Seek out information either from local environmental enthusiasts or the Web. Look at your lifestyle and see how you can contribute to making sure your passage through this planet is less harmful. These changes don’t have to be huge. There are a myriad of small things you can do to minimize your impact. By becoming conscious you also help spread consciousness to others.

6. Don’t get caught up in dogma

Vonnegut was a critic of organized religion. To him, the purpose of human life was a continuous mystery and not necessarily one that should or could be solved.

Whether you follow a religion or not, it’s important to keep an open mind about the possibilities of our existence. This allows for acceptance of others, and fosters healthy curiosity and peaceful coexistence.

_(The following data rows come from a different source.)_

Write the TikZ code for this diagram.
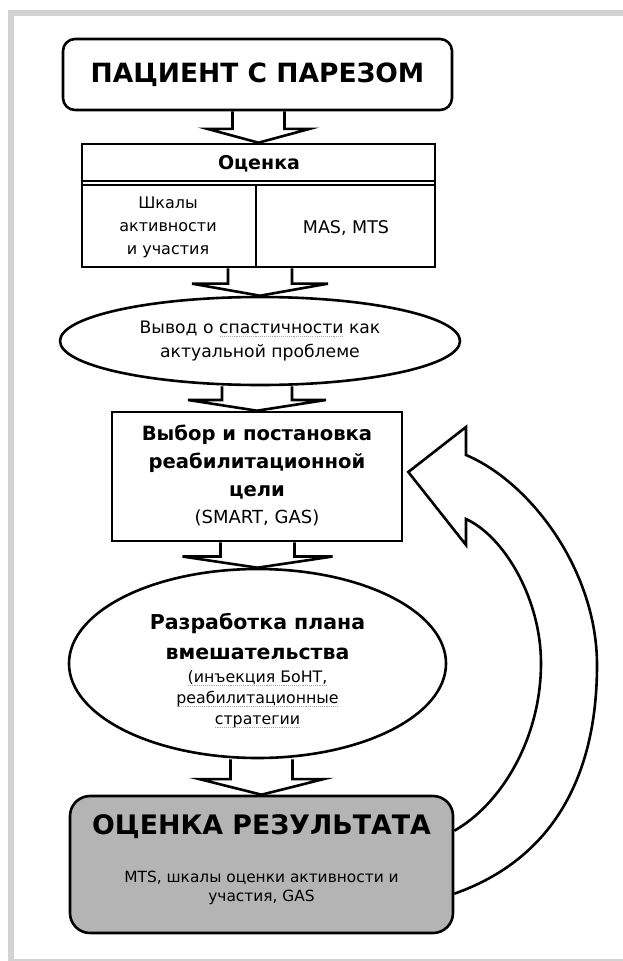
\documentclass[tikz,border=0pt]{standalone}
\usepackage{fontspec}
\setmainfont{DejaVu Sans}
\usetikzlibrary{shapes.geometric,calc}
\definecolor{framegray}{HTML}{D3D3D3}
\definecolor{resgray}{HTML}{B4B4B4}
\definecolor{squiggray}{HTML}{A8A8A8}
\newsavebox\sqbox
\newcommand\squig[1]{\sbox\sqbox{#1}\rlap{\textcolor{squiggray}{\raisebox{-3.5pt}{\hbox to \wd\sqbox{\xleaders\hbox{\kern0.5pt\rule{1.1pt}{1.1pt}\kern0.5pt}\hfill}}}}\usebox\sqbox}
\newcommand\fsz[2]{\fontsize{#1}{#2}\selectfont}
\tikzset{
  lw/.style={line width=2.6pt},
  shapebox/.style={draw, lw, inner sep=0pt, align=center},
  txt/.style={inner sep=0pt, align=center},
  blkarrow/.style={draw, lw, line join=miter},
  curvearrow/.style={draw, lw, line join=miter},
}
% block arrow: from node, to node, shaft half width, head half width
\newcommand\blk[4]{\draw[blkarrow] let \p1=(#1.south), \p2=(#2.north), \n1={\y1+0.56*(\y2-\y1)} in
  ({\x2-#3pt},\y1) -- ({\x2-#3pt},{\n1}) -- ({\x2-#4pt},{\n1}) -- (\x2,\y2)
  -- ({\x2+#4pt},{\n1}) -- ({\x2+#3pt},{\n1}) -- ({\x2+#3pt},\y1);}
\begin{document}
\begin{tikzpicture}[x=1pt,y=-1pt]
\useasboundingbox (0,0) rectangle (622,961);
\draw[framegray, line width=6pt] (11,13) rectangle (720,962);

% nodes
\node[shapebox, rounded corners=12pt, minimum width=389pt, minimum height=71pt,
      font=\bfseries\fsz{26.5}{30}] (patient) at (257.5,74.5) {ПАЦИЕНТ С ПАРЕЗОМ};

\node[shapebox, minimum width=353pt, minimum height=123pt] (eval) at (258.5,205.5) {};
\node[txt, font=\bfseries\fsz{19}{22}] (evalT) at (259,164) {Оценка};
\draw[line width=1.6pt] (eval.west |- 0,181) -- (eval.east |- 0,181);
\draw[line width=1.6pt] (eval.west |- 0,185) -- (eval.east |- 0,185);
\draw[lw] (256,185) -- (eval.south -| 256,0);
\node[txt, font=\fsz{16}{23}] (scales) at (168,227) {Шкалы\\активности\\и участия};
\node[txt, font=\fsz{17.5}{22}] (mas) at (346,228) {MAS, MTS};

\node[shapebox, ellipse, minimum width=400pt, minimum height=88pt,
      font=\fsz{17.2}{24}] (concl) at (260,341) {Вывод о \squig{спастичности} как\\актуальной проблеме};

\node[shapebox, minimum width=290pt, minimum height=129pt] (goal) at (257,476.5) {};
\node[txt, font=\bfseries\fsz{19.6}{28}] (goalT) at (257,462) {Выбор и постановка\\реабилитационной\\цели};
\node[txt, font=\fsz{18}{22}] (goalS) at (257,518) {(SMART, GAS)};

\node[shapebox, ellipse, minimum width=377pt, minimum height=189pt] (plan) at (257.5,663.5) {};
\node[txt, font=\bfseries\fsz{20.5}{30}] (planT) at (257.5,637) {Разработка  плана\\вмешательства};
\node[txt, font=\fsz{15.8}{21}] (planS) at (257.5,699) {\squig{(инъекция БоНТ,}\\\squig{реабилитационные}\\\squig{стратегии}};

\node[shapebox, fill=resgray, rounded corners=20pt, minimum width=383pt, minimum height=137pt] (result) at (261.5,864.5) {};
\node[txt, font=\bfseries\fsz{26.8}{30}] (resultT) at (261.5,827) {ОЦЕНКА РЕЗУЛЬТАТА};
\node[txt, font=\fsz{15.4}{18.5}] (resultS) at (261.5,888) {MTS, шкалы оценки активности и\\участия, GAS};

% block arrows
\blk{patient}{eval}{26}{51}
\blk{eval}{concl}{32}{68}
\blk{concl}{goal}{35}{69}
\blk{goal}{plan}{37}{75}
\blk{plan}{result}{31}{62}

% curved return arrow
\coordinate (ri) at ($(result.north east)+(0,36)$);
\coordinate (ro) at ($(result.north east)+(0,99)$);
\coordinate (tip) at ($(goal.east)+(5,-4.5)$);
\draw[curvearrow] (ri) .. controls (500,805) and (541,740) .. (541,663)
  .. controls (541,600) and (505,537) .. (466,519) -- (466,545) -- (tip)
  -- (466,427) -- (466,455) .. controls (530,482) and (597,570) .. (597,665)
  .. controls (597,780) and (550,860) .. (ro);
\end{tikzpicture}
\end{document}
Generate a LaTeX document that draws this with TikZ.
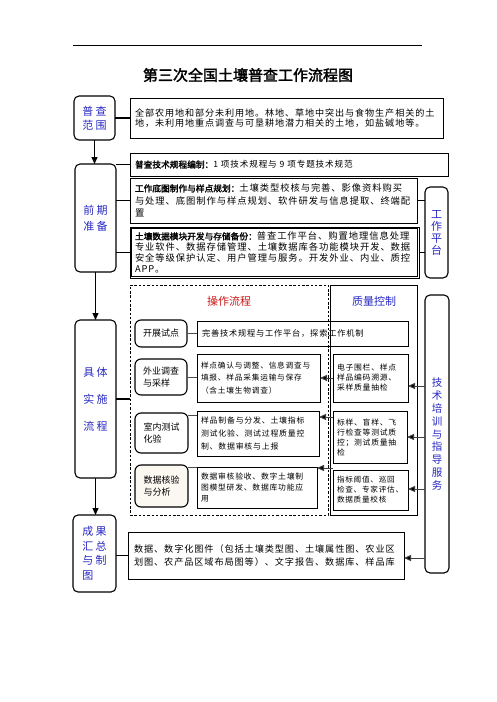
\documentclass[tikz,border=0pt]{standalone}
\usepackage{fontspec}
\setmainfont{Noto Sans CJK SC}
\newfontfamily\cjk[LetterSpace=10]{Noto Sans CJK SC}
\newfontfamily\cjkh[AutoFakeBold=2]{Noto Sans CJK SC}
\usetikzlibrary{arrows.meta,calc}
\definecolor{lblue}{RGB}{40,40,195}
\definecolor{hred}{RGB}{205,25,25}
\definecolor{beige}{RGB}{251,248,241}
\newcommand\tb[9]{\node[tbox, minimum width=#4pt, minimum height=#5pt, text width=#6pt, font=\cjk\fontsize{#7}{#8}\selectfont] (#1) at (#2,#3) {#9};}
\newcommand\hd[2]{{\cjkh\bfseries\fontsize{8.7}{#1}\selectfont #2}}
\tikzset{
  tbox/.style={draw, line width=0.8pt, inner sep=0pt, outer sep=0pt, align=left},
  lbl/.style={draw, rounded corners=5pt, line width=1.1pt, text=lblue, inner sep=0pt, outer sep=0pt, align=center},
  step2/.style={draw, rounded corners=6pt, line width=1.1pt, inner sep=0pt, outer sep=0pt, align=left, font=\cjkh\fontsize{9}{12}\selectfont},
  thick2/.style={line width=1.8pt},
  thin2/.style={line width=0.6pt, draw=black!70},
  arr/.style={line width=1pt, -{Triangle[length=7pt,width=6pt]}},
  harr/.style={line width=1pt, draw=black!75, -{Triangle[length=7pt,width=6pt,fill=black]}}
}
\begin{document}
\begin{tikzpicture}[x=1pt,y=-1pt]
\useasboundingbox[fill=white] (0,0) rectangle (496,702);
% top rule and title
\draw[line width=0.8pt] (73,45) -- (422,45);
\node[font=\cjkh\bfseries\fontsize{15}{16}\selectfont] (title) at (248,75) {第三次全国土壤普查工作流程图};

% left column
\node[lbl, minimum width=41pt, minimum height=44pt, font=\cjkh\fontsize{11}{14}\selectfont] (scope) at (94.5,118) {普 查\\范 围};
\node[lbl, minimum width=41pt, minimum height=108pt, font=\cjkh\fontsize{11}{16}\selectfont] (prep) at (95.5,218) {前 期\\准 备};
\node[lbl, minimum width=41pt, minimum height=158pt, font=\cjkh\fontsize{11}{27}\selectfont] (impl) at (95.5,399) {具 体\\实 施\\流 程};
\node[lbl, minimum width=43pt, minimum height=77pt, font=\cjkh\fontsize{11}{14.5}\selectfont, align=left] (res) at (94.5,553.5) {成 果\\汇 总\\与 制\\图};

% scope text
\tb{scopeT}{286.5}{118}{313}{40}{303}{9.1}{10.5}{全部农用地和部分未利用地。林地、草地中突出与食物生产相关的土\\地，未利用地重点调查与可垦耕地潜力相关的土地，如盐碱地等。}

% preparation
\tb{p1}{289}{164.5}{318}{23}{308}{8.6}{11}{\hd{11}{普查技术规程编制：}1 项技术规程与 9 项专题技术规范}
\tb{p2}{273.5}{200.5}{287}{45}{277}{9.3}{12.5}{\hd{12.5}{工作底图制作与样点规划：}土壤类型校核与完善、影像资料购买\\与处理、底图制作与样点规划、软件研发与信息提取、终端配\\置}
\tb{p3}{274.5}{252.5}{289}{51}{279}{9.3}{11}{\hd{11}{土壤数据模块开发与存储备份：}普查工作平台、购置地理信息处理\\专业软件、数据存储管理、土壤数据库各功能模块开发、数据\\安全等级保护认定、用户管理与服务。开发外业、内业、质控\\APP。}
\draw[line width=0.5pt] ([shift={(1.5pt,-1.5pt)}]p3.north west) rectangle ([shift={(-1.5pt,1.5pt)}]p3.south east);

\node[lbl, minimum width=23pt, minimum height=91pt, font=\cjkh\fontsize{11}{12}\selectfont] (plat) at (436.5,232.5) {工\\作\\平\\台};

% dashed operation frame and QC frame
\node[draw, dashed, dash pattern=on 2.5pt off 1.8pt, line width=0.8pt, minimum width=198pt, minimum height=230pt, inner sep=0pt] (ops) at (229,400) {};
\node[draw, line width=0.9pt, minimum width=87pt, minimum height=230pt, inner sep=0pt] (qc) at (373.5,400) {};
\node[text=hred, font=\cjkh\fontsize{11}{12}\selectfont] (h1) at (229,301) {操作流程};
\node[text=lblue, font=\cjkh\fontsize{11}{12}\selectfont] (h2) at (374,301) {质量控制};

% steps
\node[step2, minimum width=52pt, minimum height=27pt] (s1) at (161,333.5) {开展试点};
\node[step2, minimum width=52pt, minimum height=36pt] (s2) at (161,377) {外业调查\\与采样};
\node[step2, minimum width=53pt, minimum height=40pt] (s3) at (161.5,433) {室内测试\\化验};
\node[step2, minimum width=53pt, minimum height=42pt, fill=beige] (s4) at (161.5,486) {数据核验\\与分析};

\tb{t1}{302.5}{333.5}{211}{25}{201}{8.2}{11}{完善技术规程与工作平台，探索工作机制}
\tb{t2}{258.5}{378}{123}{48}{115}{7.7}{12.5}{样点确认与调整、信息调查与\\填报、样品采集运输与保存\\（含土壤生物调查）}
\tb{t3}{258}{433.5}{122}{45}{114}{7.9}{13}{样品制备与分发、土壤指标\\测试化验、测试过程质量控\\制、数据审核与上报}
\tb{t4}{257}{487.5}{120}{41}{112}{7.8}{11}{数据审核验收、数字土壤制\\图模型研发、数据库功能应\\用}

\tb{q2}{370.5}{378}{75}{48}{67}{7.8}{10}{电子围栏、样点\\样品编码溯源、\\采样质量抽检}
\tb{q3}{370}{437}{74}{52}{66}{7.8}{10}{标样、盲样、飞\\行检查等测试质\\控；测试质量抽\\检}
\tb{q4}{370.5}{490}{75}{40}{67}{7.6}{10}{指标阈值、巡回\\检查、专家评估、\\数据质量校核}

\node[lbl, minimum width=24pt, minimum height=278pt, font=\cjkh\fontsize{10.5}{12.9}\selectfont] (train) at (437,434) {技\\术\\培\\训\\与\\指\\导\\服\\务};

% results
\tb{final}{266}{555.5}{276}{47}{264}{9.15}{13.5}{数据、数字化图件（包括土壤类型图、土壤属性图、农业区\\划图、农产品区域布局图等）、文字报告、数据库、样品库}

% connectors
\draw[thick2] (scope.east) -- (scopeT.west);
\draw[arr] (scope.south) -- (scope.south |- prep.north);
\draw[thick2] (p1.west -| prep.east) -- (p1.west);
\draw[thick2] (p2.west -| prep.east) -- (p2.west);
\draw[thick2] (p3.west -| prep.east) -- (p3.west);
\draw[thick2] (p2.east) -- (p2.east -| plat.west);
\draw[thick2] (p3.east) -- (p3.east -| plat.west);
\draw[arr] (prep.south) -- (prep.south |- impl.north);
\draw[thick2] (impl.east) -- (impl.east -| ops.west);
\draw[arr] (impl.south) -- (impl.south |- res.north);
\draw[thick2] (res.east |- final.west) -- (final.west);

\draw[thin2] (s1.east) -- (s1.east -| t1.west);
\draw[thin2] (s2.east) -- (s2.east -| t2.west);
\draw[thin2] ([yshift=18pt]s3.east) -- ([yshift=18pt]s3.east -| t3.west);
\draw[thin2] ([yshift=19pt]s4.east) -- ([yshift=19pt]s4.east -| t4.west);

\draw[harr] (q2.west) -- (q2.west -| t2.east);
\draw[harr] ([yshift=20pt]q3.west) -- ([yshift=20pt]q3.west -| t3.east);
\draw[harr] ([yshift=22pt]q4.west) -- ([yshift=22pt]q4.west -| t4.east);

\draw[harr] ([yshift=48pt]train.west) -- ([yshift=48pt]train.west -| q2.east);
\draw[harr] ([yshift=-3pt]train.west) -- ([yshift=-3pt]train.west -| q3.east);
\draw[harr] ([yshift=-55pt]train.west) -- ([yshift=-55pt]train.west -| q4.east);
\draw[harr] ([yshift=-124pt]train.west) -- ([yshift=-124pt]train.west -| final.east);
\end{tikzpicture}
\end{document}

Instead of preaching to others about your religion, try something different. Try to find out more about other people’s faith. The more knowledge and information you have about other types of religions, the more tolerant you will be. If more people practiced this, there might be less conflict in the world.

7. Express yourself

In his last novel A Man Without a Country, he urged people to find a means of creative expression: “…go into the arts…They are a very human way of making life more bearable. Practicing an art, no matter how well or badly, is a way to make your soul grow, for heaven’s sake. Sing in the shower. Dance to the radio. Tell stories. Write a poem to a friend, even a lousy poem. Do it as well as you possible can. You will get an enormous reward. You will have created something.”

Creative expression is a gift and one that’s uniquely human. The arts are a means of self-understanding.